La desintegración de las repúblicas soviéticas también trajo enfrentamientos terribles. Hubo la persecución de armenios en Azerbaiyán y de azeríes en Armenia que recuerdan lo peor del Holocausto nazi: niños desollados, familias quemadas en la hoguera, gente escondida en los desvanes para evitar ser asesinados a palos por sus vecinos de toda la vida. Y esto sucedió en la década de los 90. Ayer. 

Hablan decenas de personas en El fin del «Homo sovieticus». Todas son dueñas de vidas desgarradas. Los testimonios sobrecogen e interesan. Dice Aleksiévich que ha querido escuchar honestamente a todos los actores del drama del socialismo. De aquí, el testimonio de víctimas y de verdugos, de comunistas hasta la muerte y de defensores del capitalismo. Es aterrador conocer la versión del soldado que se queda impertérrito cuando abre un vagón que transporta hacia la muerte a familias hambrientas y campesinas en Siberia y ve a un hombre ahorcado y desnudo y a su lado un niño comiendo excrementos. El soldado cierra la puerta impasible. La escena no le afecta: “Eran kulaks”, explica. Y muchos perdonan estas tropelías. El Estado no es culpable, dicen. Y por supuesto, Stalin tampoco. Incluso hay campesinos que prefieren “el tiempo en el que vivíamos como perros”. Había cierta seguridad, dicen. “El pueblo desea cosas muy simples, montañas de bizcochos. ¡Y un zar!”, concluye un mandamás de la Administración del Kremlin que prefiere no dar su nombre. Gorbachov, al que llama “sepulturero del comunismo”, no era soviético, añade. Era evidente ya en su alimentación, cuenta. Los miembros del Comité Central encargaban al cocinero del Kremlin arenques, tocino y caviar negro. Y por supuesto bebían ríos de vodka. Gorbachov, sin embargo, era abstemio y comía ensaladitas. Tampoco era soviética su relación con su mujer: esos paseos de la mano, esa ternura… 

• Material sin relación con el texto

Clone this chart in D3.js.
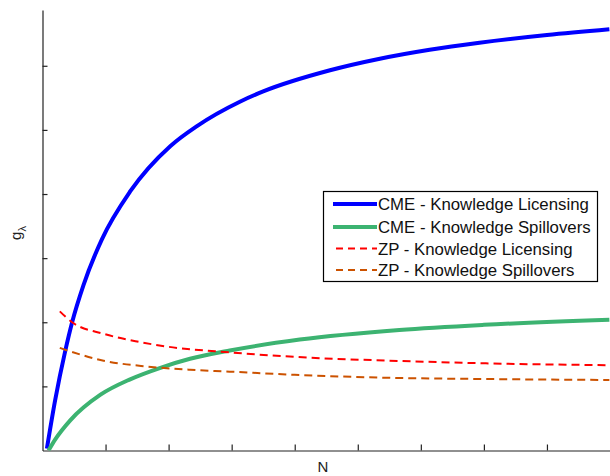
<!DOCTYPE html>
<html><head><meta charset="utf-8">
<script src="https://cdn.jsdelivr.net/npm/d3@7"></script>
<style>html,body{margin:0;padding:0;background:#fff;}svg{display:block;font-family:"Liberation Sans",Arial,sans-serif;}</style>
</head><body><svg id="c" width="610" height="476"></svg>
<script>
const xTicks = [10,20,30,40,50,60,70,80];
const yTicks = [1,2,3,4,5,6];
const seriesNames = ["CME - Knowledge Licensing","CME - Knowledge Spillovers","ZP - Knowledge Licensing","ZP - Knowledge Spillovers"];
const cmeLicensing = [[0.7,0.03],[2,0.78],[3.6,1.55],[4.7,2.0],[6.5,2.58],[9.4,3.29],[13.9,4.04],[20.3,4.75],[24.5,5.06],[31.3,5.44],[35,5.6],[45.6,5.93],[53.5,6.11],[61.4,6.25],[69.3,6.36],[80,6.48],[89.9,6.57]];
const cmeSpillovers = [[0.95,0],[2,0.17],[4.4,0.47],[9.2,0.87],[13.9,1.11],[18.7,1.29],[23.4,1.43],[29.7,1.56],[40.8,1.73],[56.6,1.88],[70,1.96],[89.9,2.04]];
const zpLicensing = [[2.74,2.17],[4.7,2.0],[9.7,1.82],[15,1.70],[19.8,1.62],[29.7,1.53],[40,1.46],[57,1.395],[70,1.36],[89.9,1.33]];
const zpSpillovers = [[2.74,1.60],[9.7,1.40],[16.6,1.31],[23.4,1.26],[29.7,1.23],[40,1.18],[57,1.13],[70,1.115],[89.9,1.10]];
const colors = ["#0000ff","#3cb371","#ff0000","#cc5200"];

const svg = d3.select("#c");
const x = d3.scaleLinear().domain([0,90]).range([42.5,610]);
const y = d3.scaleLinear().domain([0,6.87]).range([450.5,10]);

// axes
const xAxis = d3.axisBottom(x).tickValues(xTicks).tickSizeInner(-6).tickSizeOuter(0).tickFormat("");
const yAxis = d3.axisLeft(y).tickValues(yTicks).tickSizeInner(-5).tickSizeOuter(0).tickFormat("");
const gx = svg.append("g").attr("transform","translate(0,"+y(0)+")").call(xAxis);
const gy = svg.append("g").attr("transform","translate("+x(0)+",0)").call(yAxis);
[gx,gy].forEach(g=>{g.selectAll("path,line").attr("stroke","#222").attr("stroke-width",1.2);});

const line = d3.line().x(d=>x(d[0])).y(d=>y(d[1])).curve(d3.curveMonotoneX);
const data = [cmeLicensing,cmeSpillovers,zpLicensing,zpSpillovers];
const widths = [4,4,2,2];
const dashes = [null,null,"8,5","8,5"];
svg.append("defs").append("clipPath").attr("id","clip").append("rect").attr("x",x(0)).attr("y",0).attr("width",610-x(0)).attr("height",y(0));
const plot = svg.append("g").attr("clip-path","url(#clip)");
data.forEach((d,i)=>{
  plot.append("path").datum(d).attr("d",line).attr("fill","none")
    .attr("stroke",colors[i]).attr("stroke-width",widths[i])
    .attr("stroke-dasharray",dashes[i]);
});

// labels
svg.append("text").attr("x",323).attr("y",472).attr("text-anchor","middle").attr("font-size",15).attr("fill","#222").text("N");
const yl = svg.append("text").attr("transform","translate(21,233) rotate(-90)").attr("text-anchor","middle").attr("font-size",15).attr("fill","#222");
yl.append("tspan").text("g");
yl.append("tspan").attr("dy",5).attr("font-size",11).text("λ");

// legend
const lg = svg.append("g");
lg.append("rect").attr("x",323.5).attr("y",191.5).attr("width",274).attr("height",90).attr("fill","#fff").attr("stroke","#000").attr("stroke-width",1.2);
const rowY = [204,227,248.5,270];
seriesNames.forEach((n,i)=>{
  lg.append("line").attr("x1",i<2?333:336).attr("x2",377).attr("y1",rowY[i]).attr("y2",rowY[i])
    .attr("stroke",colors[i]).attr("stroke-width",widths[i]).attr("stroke-dasharray",i<2?null:"7,5");
  lg.append("text").attr("x",378).attr("y",rowY[i]).attr("dy","0.36em").attr("font-size",16.8).attr("fill","#111").text(n);
});
</script></body></html>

Se aprende mucho con este libro. Se conocen las añoranzas de los comunistas. Recuerdan con cariño un tiempo en el que los poetas llenaban estadios, cuando se educaba a la gente en el amor por la patria, el culto a los héroes, el sacrificio por la comunidad, la guerra y la muerte. También era una época en la que te caían diez años en el gulag sin derecho a correspondencia por haber contado un chiste, un tiempo en el que una madre denunciaba a su hijo por sospechar una minucia poco soviética en su comportamiento. Pero eso dejó de importar cuando en un breve trapicheo en el metro de Moscú uno podía conseguir el sueldo entero de un científico. El asombro acompaña al lector durante esta extensa y aleccionadora entrevista colectiva. Como sostiene uno de los que hablan en este impactante libro: “No se nos puede juzgar por las leyes de la lógica”.